Beginning Of A New Communication Paradigm For Graphene


Graphene, I am sure, is one of the most sought after materials for researchers across the world today. Just two months back we shed light on how graphene will be replacing silicon in the chips creating revolution in the field of semiconductors and then we talked about the new annealing treatment that might take graphene to the next level. Still curious for more, researchers at the Georgia Institute of Technology claim that they have devised a mechanism through which they can extent the capability of nanoscale antennas fabricated from graphene unlike the conventional metallic components.

Traditional connecting material like copper makes the connections between low powered nanomachines nearly impossible. However, this is not the case with graphene because of its unique electronic properties. It requires extremely less energy for operation plus, its honeycomb structure is an added advantage as it helps in producing an electronic surface wave.
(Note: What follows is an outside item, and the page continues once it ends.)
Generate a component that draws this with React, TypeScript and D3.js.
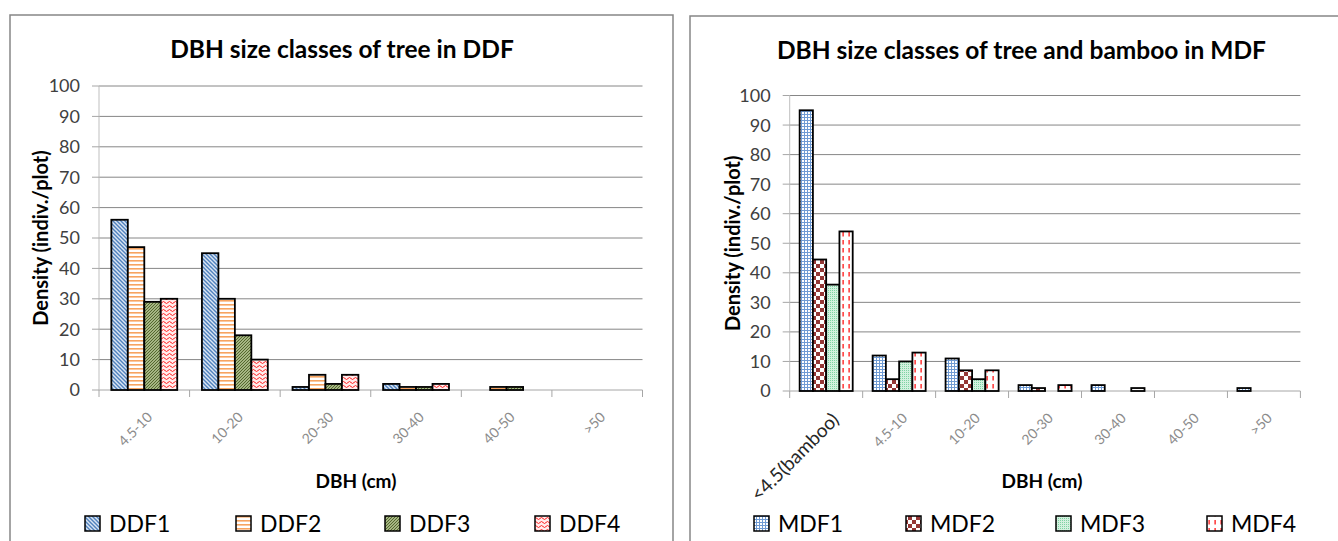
import React from "react";
import * as d3 from "d3";

// ---------- data ----------
const ddfCategories = ["4.5-10", "10-20", "20-30", "30-40", "40-50", ">50"];
const ddfSeriesNames = ["DDF1", "DDF2", "DDF3", "DDF4"];
const ddf1 = [56, 45, 1, 2, 0, 0];
const ddf2 = [47, 30, 5, 1, 1, 0];
const ddf3 = [29, 18, 2, 1, 1, 0];
const ddf4 = [30, 10, 5, 2, 0, 0];

const mdfCategories = ["<4.5(bamboo)", "4.5-10", "10-20", "20-30", "30-40", "40-50", ">50"];
const mdfSeriesNames = ["MDF1", "MDF2", "MDF3", "MDF4"];
const mdf1 = [95, 12, 11, 2, 2, 0, 1];
const mdf2 = [44.5, 4, 7, 1, 0, 0, 0];
const mdf3 = [36, 10, 4, 0, 0, 0, 0];
const mdf4 = [54, 13, 7, 2, 1, 0, 0];

const yTicks = [0, 10, 20, 30, 40, 50, 60, 70, 80, 90, 100];

const FONT = "Lato, 'Liberation Sans', sans-serif";

type PanelProps = {
  frame: { x: number; y: number; w: number; h: number };
  plot: { left: number; right: number; top: number; bottom: number };
  title: string;
  titleX: number;
  titleY: number;
  yTitleX: number;
  xTitleX: number;
  categories: string[];
  seriesNames: string[];
  series: number[][];
  patterns: string[];
  legendX: number[];
  bigFirstLabel?: boolean;
};

function Panel(p: PanelProps) {
  const { plot } = p;
  const y = d3.scaleLinear().domain([0, 100]).range([plot.bottom, plot.top]);
  const x0 = d3.scaleBand<string>().domain(p.categories).range([plot.left, plot.right]).padding(0);
  const bw = x0.bandwidth();
  const groupW = (bw * 4) / 5.5;
  const x1 = d3
    .scaleBand<string>()
    .domain(p.seriesNames)
    .range([(bw - groupW) / 2, (bw + groupW) / 2])
    .padding(0);
  const tickEdges = [...p.categories.map((c) => x0(c) as number), plot.right];
  const yMid = (plot.top + plot.bottom) / 2;
  return (
    <g>
      <rect
        x={p.frame.x}
        y={p.frame.y}
        width={p.frame.w}
        height={p.frame.h}
        fill="white"
        stroke="#868686"
        strokeWidth={1.5}
      />
      <text
        x={p.titleX}
        y={p.titleY}
        textAnchor="middle"
        fontFamily={FONT}
        fontWeight="bold"
        fontSize={24.5}
        fill="#000"
      >
        {p.title}
      </text>
      {/* gridlines */}
      {yTicks.map((t) => (
        <line
          key={"g" + t}
          x1={plot.left}
          x2={plot.right}
          y1={y(t)}
          y2={y(t)}
          stroke={t === 0 ? "#a6a6a6" : "#868686"}
          strokeWidth={1}
        />
      ))}
      {/* y axis */}
      <line x1={plot.left} x2={plot.left} y1={plot.top} y2={plot.bottom} stroke="#bfbfbf" strokeWidth={1} />
      {yTicks.map((t) => (
        <g key={"yt" + t}>
          <line x1={plot.left - 7} x2={plot.left} y1={y(t)} y2={y(t)} stroke="#a6a6a6" />
          <text
            x={plot.left - 19}
            y={y(t)}
            dy="0.36em"
            textAnchor="end"
            fontFamily={FONT}
            fontSize={18}
            fill="#404040"
          >
            {t}
          </text>
        </g>
      ))}
      {/* x ticks */}
      {tickEdges.map((tx, i) => (
        <line key={"xt" + i} x1={tx} x2={tx} y1={plot.bottom} y2={plot.bottom + 7} stroke="#a6a6a6" />
      ))}
      {/* bars */}
      {p.categories.map((c, ci) => (
        <g key={"c" + ci}>
          {p.seriesNames.map((s, si) => {
            const v = p.series[si][ci];
            if (!v) return null;
            const bx = (x0(c) as number) + (x1(s) as number);
            return (
              <rect
                key={s}
                x={bx}
                y={y(v)}
                width={x1.bandwidth()}
                height={y(0) - y(v)}
                fill={`url(#${p.patterns[si]})`}
                stroke="#000"
                strokeWidth={1.8}
              />
            );
          })}
        </g>
      ))}
      {/* x tick labels */}
      {p.categories.map((c, ci) => {
        const cx = (x0(c) as number) + bw / 2;
        const big = p.bigFirstLabel && ci === 0;
        return (
          <text
            key={"xl" + ci}
            transform={`translate(${cx + (big ? 14 : 9)},${plot.bottom + (big ? 30 : 28)}) rotate(-45)`}
            textAnchor="end"
            fontFamily={FONT}
            fontSize={big ? 19 : 14}
            fill={big ? "#262626" : "#8c8c8c"}
          >
            {c}
          </text>
        );
      })}
      {/* axis titles */}
      <text
        transform={`translate(${p.yTitleX},${yMid}) rotate(-90)`}
        textAnchor="middle"
        dy="0.35em"
        fontFamily={FONT}
        fontWeight="bold"
        fontSize={20}
        fill="#000"
      >
        Density (indiv./plot)
      </text>
      <text
        x={p.xTitleX}
        y={488}
        textAnchor="middle"
        fontFamily={FONT}
        fontWeight="bold"
        fontSize={19}
        fill="#000"
      >
        DBH (cm)
      </text>
      {/* legend */}
      {p.seriesNames.map((s, si) => (
        <g key={"lg" + s}>
          <rect
            x={p.legendX[si]}
            y={516}
            width={15}
            height={15}
            fill={`url(#${p.patterns[si]})`}
            stroke="#000"
            strokeWidth={1.5}
          />
          <text x={p.legendX[si] + 24} y={532} fontFamily={FONT} fontSize={23} fill="#000">
            {s}
          </text>
        </g>
      ))}
    </g>
  );
}

function Patterns() {
  return (
    <defs>
      {/* DDF1: wide downward diagonal blue */}
      <pattern id="pDDF1" patternUnits="userSpaceOnUse" width={4} height={4}>
        <rect width={4} height={4} fill="#dbe5f3" />
        <path d="M-1,-1 L5,5 M-1,3 L1,5 M3,-1 L5,1" stroke="#4f81bd" strokeWidth={1.4} />
      </pattern>
      {/* DDF2: horizontal orange */}
      <pattern id="pDDF2" patternUnits="userSpaceOnUse" width={4} height={4}>
        <rect width={4} height={4} fill="#fff" />
        <rect y={0} width={4} height={1.6} fill="#f7a460" />
      </pattern>
      {/* DDF3: upward diagonal olive */}
      <pattern id="pDDF3" patternUnits="userSpaceOnUse" width={3} height={3}>
        <rect width={3} height={3} fill="#c9d8a8" />
        <path d="M-1,4 L4,-1 M-1,1 L1,-1 M2,4 L4,2" stroke="#4f6228" strokeWidth={1.1} />
      </pattern>
      {/* DDF4: red wave */}
      <pattern id="pDDF4" patternUnits="userSpaceOnUse" width={6} height={4}>
        <rect width={6} height={4} fill="#ffecec" />
        <path d="M0,2.5 Q1.5,0.5 3,2.5 T6,2.5" fill="none" stroke="#ff2020" strokeWidth={1} />
      </pattern>
      {/* MDF1: small blue grid */}
      <pattern id="pMDF1" patternUnits="userSpaceOnUse" width={3} height={3}>
        <rect width={3} height={3} fill="#fff" />
        <rect width={3} height={1} fill="#6f9bd4" />
        <rect width={1} height={3} fill="#6f9bd4" />
      </pattern>
      {/* MDF2: dark red checkerboard */}
      <pattern id="pMDF2" patternUnits="userSpaceOnUse" width={8} height={8}>
        <rect width={8} height={8} fill="#fff" />
        <rect width={4} height={4} fill="#953735" />
        <rect x={4} y={4} width={4} height={4} fill="#953735" />
      </pattern>
      {/* MDF3: light green dotted */}
      <pattern id="pMDF3" patternUnits="userSpaceOnUse" width={2} height={2}>
        <rect width={2} height={2} fill="#d3f1df" />
        <rect width={1} height={1} fill="#7fd3a3" />
      </pattern>
      {/* MDF4: red dashed vertical */}
      <pattern id="pMDF4" patternUnits="userSpaceOnUse" width={6} height={8}>
        <rect width={6} height={8} fill="#fff" />
        <rect x={2.5} y={0} width={1.2} height={4.5} fill="#ff0000" />
      </pattern>
    </defs>
  );
}

export default function App() {
  return (
    <svg
      width={1338}
      height={541}
      style={{ position: "absolute", left: 0, top: 0, background: "#fff" }}
    >
      <Patterns />
      <rect width={1338} height={541} fill="#fff" />
      <Panel
        frame={{ x: 10, y: 15, w: 663, h: 600 }}
        plot={{ left: 99, right: 642.5, top: 86, bottom: 390 }}
        title="DBH size classes of tree in DDF"
        titleX={342}
        titleY={58}
        yTitleX={41}
        xTitleX={356}
        categories={ddfCategories}
        seriesNames={ddfSeriesNames}
        series={[ddf1, ddf2, ddf3, ddf4]}
        patterns={["pDDF1", "pDDF2", "pDDF3", "pDDF4"]}
        legendX={[85, 236, 385, 535]}
      />
      <Panel
        frame={{ x: 690, y: 16, w: 700, h: 600 }}
        plot={{ left: 789.7, right: 1300.4, top: 95.5, bottom: 391 }}
        title="DBH size classes of tree and bamboo in MDF"
        titleX={1021.5}
        titleY={59}
        yTitleX={733}
        xTitleX={1042}
        categories={mdfCategories}
        seriesNames={mdfSeriesNames}
        series={[mdf1, mdf2, mdf3, mdf4]}
        patterns={["pMDF1", "pMDF2", "pMDF3", "pMDF4"]}
        legendX={[754, 906, 1056, 1207]}
        bigFirstLabel
      />
    </svg>
  );
}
The researchers are trying to bring about the desired effect through the piezoelectric quality of graphene, that is, when an electromagnetic wave is introduced to it, the electrons get excited and start to propagate creating an oscillation of charge, consequent upon which electromagnetic wave or the surface plasmon polariton (SPP) wave is produces at the surface level. This makes the graphene-based nanoantennas to function at the low end of the terahertz frequency range, between 0.1 and 10 terahertz.

It has been observed that metals such as gold too can produce an SPP but the frequency is higher relatively, which does not make it a contender for the nanoantennas.

Josep Jornet, a graduate student at the time of the research and now an assistant professor at the State University of New York at Buffalo said,

With this antenna, we can cut the frequency by two orders of magnitude and cut the power needs by four orders of magnitude. Using this antenna, we believe the energy-harvesting techniques developed by Dr. Wang would give us enough power to create a communications link between nanomachines.

The concept does sound promising since the practical applications is yet to be demonstrated but the modeling and simulations confirms that nano-networks using the new approach are feasible with the alternative material. As said by one of the lead researcher, graphene will definitely emerge as one of the powerful material in the nanomarket dominating the next half of ensuing century.